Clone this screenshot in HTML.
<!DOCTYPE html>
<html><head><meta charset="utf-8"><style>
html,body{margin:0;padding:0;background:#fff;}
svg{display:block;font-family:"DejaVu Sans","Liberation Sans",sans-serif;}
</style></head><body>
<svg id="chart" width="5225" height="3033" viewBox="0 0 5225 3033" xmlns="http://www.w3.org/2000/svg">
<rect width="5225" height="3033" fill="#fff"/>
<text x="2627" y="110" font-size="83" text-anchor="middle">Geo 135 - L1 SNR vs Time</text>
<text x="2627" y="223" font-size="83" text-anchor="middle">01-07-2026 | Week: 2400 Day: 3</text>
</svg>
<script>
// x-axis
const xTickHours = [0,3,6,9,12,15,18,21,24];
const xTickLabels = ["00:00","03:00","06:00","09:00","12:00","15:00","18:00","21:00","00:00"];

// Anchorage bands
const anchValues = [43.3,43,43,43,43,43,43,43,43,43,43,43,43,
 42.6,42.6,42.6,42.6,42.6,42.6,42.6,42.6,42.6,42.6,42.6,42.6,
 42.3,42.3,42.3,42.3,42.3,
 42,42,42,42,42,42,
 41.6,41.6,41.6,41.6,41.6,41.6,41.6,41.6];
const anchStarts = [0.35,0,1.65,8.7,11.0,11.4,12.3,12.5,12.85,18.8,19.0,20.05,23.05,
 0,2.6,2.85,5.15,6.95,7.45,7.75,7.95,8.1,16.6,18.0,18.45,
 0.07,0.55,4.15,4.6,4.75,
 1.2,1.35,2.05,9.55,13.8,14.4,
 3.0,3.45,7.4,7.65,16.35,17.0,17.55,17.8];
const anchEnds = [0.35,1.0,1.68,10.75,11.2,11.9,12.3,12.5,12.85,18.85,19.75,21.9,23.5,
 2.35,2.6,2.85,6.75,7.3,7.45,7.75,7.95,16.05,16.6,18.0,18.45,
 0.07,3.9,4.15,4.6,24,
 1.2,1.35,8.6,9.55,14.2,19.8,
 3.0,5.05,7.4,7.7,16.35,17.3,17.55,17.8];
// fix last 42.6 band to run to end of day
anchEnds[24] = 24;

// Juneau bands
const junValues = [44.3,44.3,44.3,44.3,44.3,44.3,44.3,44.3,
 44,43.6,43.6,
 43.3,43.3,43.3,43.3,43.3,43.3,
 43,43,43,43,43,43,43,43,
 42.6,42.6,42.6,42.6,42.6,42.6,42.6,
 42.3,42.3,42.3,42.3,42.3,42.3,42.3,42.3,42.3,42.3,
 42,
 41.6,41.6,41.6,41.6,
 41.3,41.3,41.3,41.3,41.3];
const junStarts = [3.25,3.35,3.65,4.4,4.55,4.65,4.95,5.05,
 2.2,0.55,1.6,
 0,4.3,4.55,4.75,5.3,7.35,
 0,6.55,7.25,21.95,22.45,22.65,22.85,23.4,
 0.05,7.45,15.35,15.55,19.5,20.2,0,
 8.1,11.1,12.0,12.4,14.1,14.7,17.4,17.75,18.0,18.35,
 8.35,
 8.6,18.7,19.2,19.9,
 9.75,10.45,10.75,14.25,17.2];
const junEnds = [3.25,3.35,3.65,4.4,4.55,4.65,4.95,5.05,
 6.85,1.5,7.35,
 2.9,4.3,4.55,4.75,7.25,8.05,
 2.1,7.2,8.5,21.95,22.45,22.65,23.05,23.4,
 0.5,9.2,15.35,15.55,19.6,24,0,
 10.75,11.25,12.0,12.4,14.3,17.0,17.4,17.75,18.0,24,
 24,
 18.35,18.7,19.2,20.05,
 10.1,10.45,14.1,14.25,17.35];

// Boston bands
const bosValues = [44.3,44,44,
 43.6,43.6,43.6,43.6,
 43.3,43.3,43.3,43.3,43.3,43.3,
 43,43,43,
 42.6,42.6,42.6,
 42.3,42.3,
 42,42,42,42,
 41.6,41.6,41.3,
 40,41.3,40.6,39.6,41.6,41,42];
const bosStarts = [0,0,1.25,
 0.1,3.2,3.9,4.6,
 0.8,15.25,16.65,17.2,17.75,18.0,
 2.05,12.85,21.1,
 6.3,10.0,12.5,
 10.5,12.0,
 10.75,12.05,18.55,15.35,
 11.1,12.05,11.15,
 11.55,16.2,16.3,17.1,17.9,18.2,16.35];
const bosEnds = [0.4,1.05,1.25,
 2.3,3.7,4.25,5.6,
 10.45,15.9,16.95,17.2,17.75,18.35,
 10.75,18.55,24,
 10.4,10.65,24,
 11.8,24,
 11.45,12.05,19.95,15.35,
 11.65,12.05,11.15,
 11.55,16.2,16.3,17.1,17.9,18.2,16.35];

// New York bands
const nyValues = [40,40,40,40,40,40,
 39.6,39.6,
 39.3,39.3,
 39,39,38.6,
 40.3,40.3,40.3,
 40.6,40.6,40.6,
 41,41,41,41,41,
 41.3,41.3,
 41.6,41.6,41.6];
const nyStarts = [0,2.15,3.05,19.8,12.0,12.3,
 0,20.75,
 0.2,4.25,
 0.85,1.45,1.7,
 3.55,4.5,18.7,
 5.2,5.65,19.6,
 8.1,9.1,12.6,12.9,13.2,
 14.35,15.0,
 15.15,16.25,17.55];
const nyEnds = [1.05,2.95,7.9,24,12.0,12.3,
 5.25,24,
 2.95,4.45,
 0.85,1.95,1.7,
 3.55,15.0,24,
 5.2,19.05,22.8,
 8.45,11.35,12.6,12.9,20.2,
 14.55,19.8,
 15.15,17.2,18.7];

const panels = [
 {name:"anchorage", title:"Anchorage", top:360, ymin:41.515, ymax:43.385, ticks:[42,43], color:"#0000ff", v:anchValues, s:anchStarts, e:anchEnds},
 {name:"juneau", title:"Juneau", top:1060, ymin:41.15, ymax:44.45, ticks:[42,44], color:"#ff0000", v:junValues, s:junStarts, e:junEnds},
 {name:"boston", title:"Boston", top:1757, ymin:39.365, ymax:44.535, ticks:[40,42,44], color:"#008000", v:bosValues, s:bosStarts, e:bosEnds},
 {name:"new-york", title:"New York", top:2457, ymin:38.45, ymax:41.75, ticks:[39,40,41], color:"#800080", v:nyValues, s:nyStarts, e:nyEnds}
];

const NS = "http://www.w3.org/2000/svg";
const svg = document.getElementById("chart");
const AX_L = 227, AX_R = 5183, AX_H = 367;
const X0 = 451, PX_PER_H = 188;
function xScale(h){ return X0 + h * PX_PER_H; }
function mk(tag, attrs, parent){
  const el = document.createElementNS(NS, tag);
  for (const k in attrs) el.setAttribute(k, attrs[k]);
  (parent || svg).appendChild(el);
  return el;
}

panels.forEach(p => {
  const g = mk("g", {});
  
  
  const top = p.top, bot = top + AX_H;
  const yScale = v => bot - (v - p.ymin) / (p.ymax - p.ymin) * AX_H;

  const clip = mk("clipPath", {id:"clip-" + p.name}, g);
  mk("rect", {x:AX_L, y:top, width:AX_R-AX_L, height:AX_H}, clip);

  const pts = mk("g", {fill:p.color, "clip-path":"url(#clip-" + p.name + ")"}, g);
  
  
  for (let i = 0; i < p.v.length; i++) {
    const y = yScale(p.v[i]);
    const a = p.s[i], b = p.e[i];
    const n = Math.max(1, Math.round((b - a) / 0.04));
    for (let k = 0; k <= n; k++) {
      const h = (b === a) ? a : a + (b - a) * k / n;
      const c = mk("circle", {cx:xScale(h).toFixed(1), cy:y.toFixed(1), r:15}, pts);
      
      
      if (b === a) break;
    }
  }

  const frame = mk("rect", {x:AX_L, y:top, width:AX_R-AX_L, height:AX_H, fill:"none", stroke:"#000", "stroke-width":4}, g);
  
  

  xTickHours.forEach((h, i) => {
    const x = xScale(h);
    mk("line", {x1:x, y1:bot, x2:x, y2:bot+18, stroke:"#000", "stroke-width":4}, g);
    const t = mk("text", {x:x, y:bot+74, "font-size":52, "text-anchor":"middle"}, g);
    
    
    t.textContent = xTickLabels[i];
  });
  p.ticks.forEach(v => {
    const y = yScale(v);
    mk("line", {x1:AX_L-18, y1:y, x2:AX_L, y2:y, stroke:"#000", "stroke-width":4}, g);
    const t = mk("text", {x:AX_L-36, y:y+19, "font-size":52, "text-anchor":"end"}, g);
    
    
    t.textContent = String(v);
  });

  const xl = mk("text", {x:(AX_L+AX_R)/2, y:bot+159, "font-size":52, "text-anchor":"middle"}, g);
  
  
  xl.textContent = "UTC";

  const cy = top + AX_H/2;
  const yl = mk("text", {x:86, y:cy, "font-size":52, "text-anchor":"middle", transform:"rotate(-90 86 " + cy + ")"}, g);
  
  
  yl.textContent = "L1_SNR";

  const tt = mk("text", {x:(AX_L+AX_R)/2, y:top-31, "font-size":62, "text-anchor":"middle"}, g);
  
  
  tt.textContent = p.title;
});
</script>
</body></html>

──────────────────────────────

:: THE TASK ::
Return, please, the lines of the data from the first through the line containing "anchEnds[24] = 24;", both kept, exactly as they stand and nothing more.

:: WRITTEN ANSWER ::
Clone this screenshot in HTML.
<!DOCTYPE html>
<html><head><meta charset="utf-8"><style>
html,body{margin:0;padding:0;background:#fff;}
svg{display:block;font-family:"DejaVu Sans","Liberation Sans",sans-serif;}
</style></head><body>
<svg id="chart" width="5225" height="3033" viewBox="0 0 5225 3033" xmlns="http://www.w3.org/2000/svg">
<rect width="5225" height="3033" fill="#fff"/>
<text x="2627" y="110" font-size="83" text-anchor="middle">Geo 135 - L1 SNR vs Time</text>
<text x="2627" y="223" font-size="83" text-anchor="middle">01-07-2026 | Week: 2400 Day: 3</text>
</svg>
<script>
// x-axis
const xTickHours = [0,3,6,9,12,15,18,21,24];
const xTickLabels = ["00:00","03:00","06:00","09:00","12:00","15:00","18:00","21:00","00:00"];

// Anchorage bands
const anchValues = [43.3,43,43,43,43,43,43,43,43,43,43,43,43,
 42.6,42.6,42.6,42.6,42.6,42.6,42.6,42.6,42.6,42.6,42.6,42.6,
 42.3,42.3,42.3,42.3,42.3,
 42,42,42,42,42,42,
 41.6,41.6,41.6,41.6,41.6,41.6,41.6,41.6];
const anchStarts = [0.35,0,1.65,8.7,11.0,11.4,12.3,12.5,12.85,18.8,19.0,20.05,23.05,
 0,2.6,2.85,5.15,6.95,7.45,7.75,7.95,8.1,16.6,18.0,18.45,
 0.07,0.55,4.15,4.6,4.75,
 1.2,1.35,2.05,9.55,13.8,14.4,
 3.0,3.45,7.4,7.65,16.35,17.0,17.55,17.8];
const anchEnds = [0.35,1.0,1.68,10.75,11.2,11.9,12.3,12.5,12.85,18.85,19.75,21.9,23.5,
 2.35,2.6,2.85,6.75,7.3,7.45,7.75,7.95,16.05,16.6,18.0,18.45,
 0.07,3.9,4.15,4.6,24,
 1.2,1.35,8.6,9.55,14.2,19.8,
 3.0,5.05,7.4,7.7,16.35,17.3,17.55,17.8];
// fix last 42.6 band to run to end of day
anchEnds[24] = 24;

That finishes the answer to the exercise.